Virtu Financial reported Q4 2025 adjusted EPS of $1.85 vs $1.19 consensus (55.46% surprise) and revenue of $613.45M, 21.56% above forecasts. Shares hit an all-time high of $45.78 (currently $45.71, 0.98% below the peak) with YTD +34%, 6-month +31% and 1-year +21.15% gains. InvestingPro flags Virtu as undervalued vs Fair Value and assigns a Financial Health Score of "GREAT", reinforcing the strong fundamental read-through from the beat.

Analysis

Virtu’s strength is less about a one-off beat and more about structural optionality: its P&L scales nonlinearly with realized volatility, market fragmentation, and modal shifts of order flow toward electronic venues. Second-order winners include colocated data/latency vendors, venue fee-capture engines (options/ETFs), and sell-side algos that monetize venue connectivity; losers are legacy agency brokers and any internally-run low-latency prop desks that can’t compete on speed or capital efficiency. Key tail risks are market-structure and volatility normalization. Over a 0–90 day horizon, geopolitics or macro shocks can re-rate realized spreads and produce outsized revenue; over 6–18 months, regulatory moves (PFOF/tick-size pilots/SEF-like rules for equities) or a prolonged low-volatility regime could compress margins materially.
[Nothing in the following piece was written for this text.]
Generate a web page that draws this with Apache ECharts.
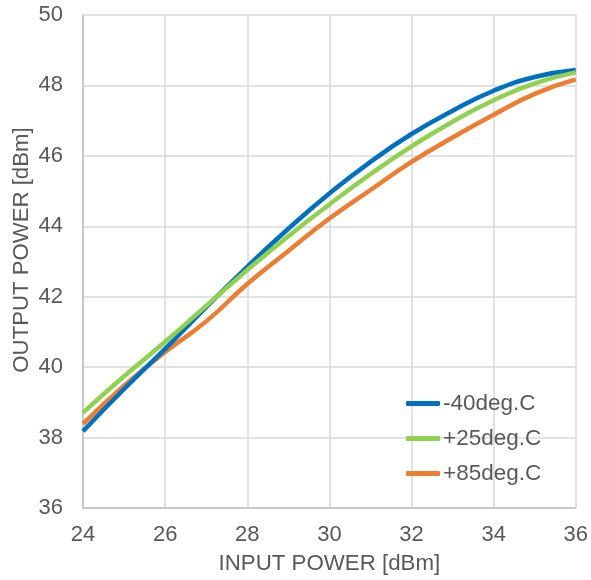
<!DOCTYPE html>
<html>
<head>
<meta charset="utf-8">
<script src="https://cdn.jsdelivr.net/npm/echarts@6/dist/echarts.min.js"></script>
<style>html,body{margin:0;padding:0;background:#fff}#c{width:591px;height:580px}</style>
</head>
<body>
<div id="c"></div>
<script>
var inputPower = [24, 25, 26, 27, 28, 29, 30, 31, 32, 33, 34, 35, 36];
var seriesNames = ['-40deg.C', '+25deg.C', '+85deg.C'];
var outM40 = [38.18, 39.38, 40.52, 41.70, 42.85, 43.93, 44.93, 45.83, 46.62, 47.28, 47.85, 48.24, 48.44];
var outP25 = [38.71, 39.74, 40.72, 41.74, 42.76, 43.72, 44.62, 45.48, 46.27, 46.97, 47.58, 48.06, 48.37];
var outP85 = [38.39, 39.47, 40.43, 41.30, 42.36, 43.30, 44.22, 45.03, 45.83, 46.52, 47.17, 47.76, 48.17];
var colors = ['#0070C0', '#92D050', '#ED7D31'];

function pairs(ys) { return inputPower.map(function (x, i) { return [x, ys[i]]; }); }

var font = 'Liberation Sans, Arial, sans-serif';
var txt = '#595959';
var chart = echarts.init(document.getElementById('c'));
chart.setOption({
  animation: false,
  color: colors,
  grid: { left: 83, right: 13, top: 15, bottom: 72, containLabel: false },
  legend: {
    orient: 'vertical', left: 406, top: 392, padding: 0, itemWidth: 34, itemHeight: 5, itemGap: 12,
    icon: 'roundRect',
    textStyle: { fontFamily: font, fontSize: 22.5, color: txt, padding: [0, 0, 0, -2] },
    data: seriesNames
  },
  xAxis: {
    type: 'value', min: 24, max: 36, interval: 2,
    name: 'INPUT POWER [dBm]', nameLocation: 'middle', nameGap: 45,
    nameTextStyle: { fontFamily: font, fontSize: 22.3, color: txt },
    axisLine: { show: true, lineStyle: { color: '#BFBFBF', width: 1.5 } },
    axisTick: { show: false },
    axisLabel: { fontFamily: font, fontSize: 22, color: txt, margin: 16 },
    splitLine: { show: true, lineStyle: { color: '#D9D9D9', width: 1.5 } }
  },
  yAxis: {
    type: 'value', min: 36, max: 50, interval: 2,
    axisLine: { show: true, lineStyle: { color: '#BFBFBF', width: 1.5 } },
    axisTick: { show: false },
    axisLabel: { fontFamily: font, fontSize: 22, color: txt, margin: 20 },
    splitLine: { show: true, lineStyle: { color: '#D9D9D9', width: 1.5 } }
  },
  graphic: [{
    type: 'text', x: 22, y: 250, rotation: Math.PI / 2,
    style: { text: 'OUTPUT POWER [dBm]', font: '22.2px ' + font, fill: txt, align: 'center', verticalAlign: 'middle' }
  }],
  series: [
    { name: seriesNames[0], type: 'line', smooth: true, showSymbol: false, data: pairs(outM40), lineStyle: { width: 4.5 }, z: 3 },
    { name: seriesNames[1], type: 'line', smooth: true, showSymbol: false, data: pairs(outP25), lineStyle: { width: 4.5 }, z: 4 },
    { name: seriesNames[2], type: 'line', smooth: true, showSymbol: false, data: pairs(outP85), lineStyle: { width: 4.5 }, z: 2 }
  ]
});
</script>
</body>
</html>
Competition risk is structural — private, deep-pocketed market-makers can underprice spreads temporarily to defend market share, forcing a near-term margin squeeze. From a positioning standpoint, optionality is the cleanest exposure: buy volatility on the stock with defined downside while monetizing some premium if sentiment cools. A pure equity long is exposed to mean reversion in volumes and to headline-driven mark-to-market swings, so hedging around macro calendar points is essential. Monitor two indicators as early warning signals: 1) 30-day realized spread*volatility product trending down 25%+, and 2) sell-side mentioning of adverse selection or increased payments to venues — either heralds margin pressure. The consensus leans bullish and likely underprices the path-dependence of realized volume. That makes a hedged, convex exposure attractive — you capture upside if volatility and market share persist, while capping downside from a normalization shock or regulatory surprise.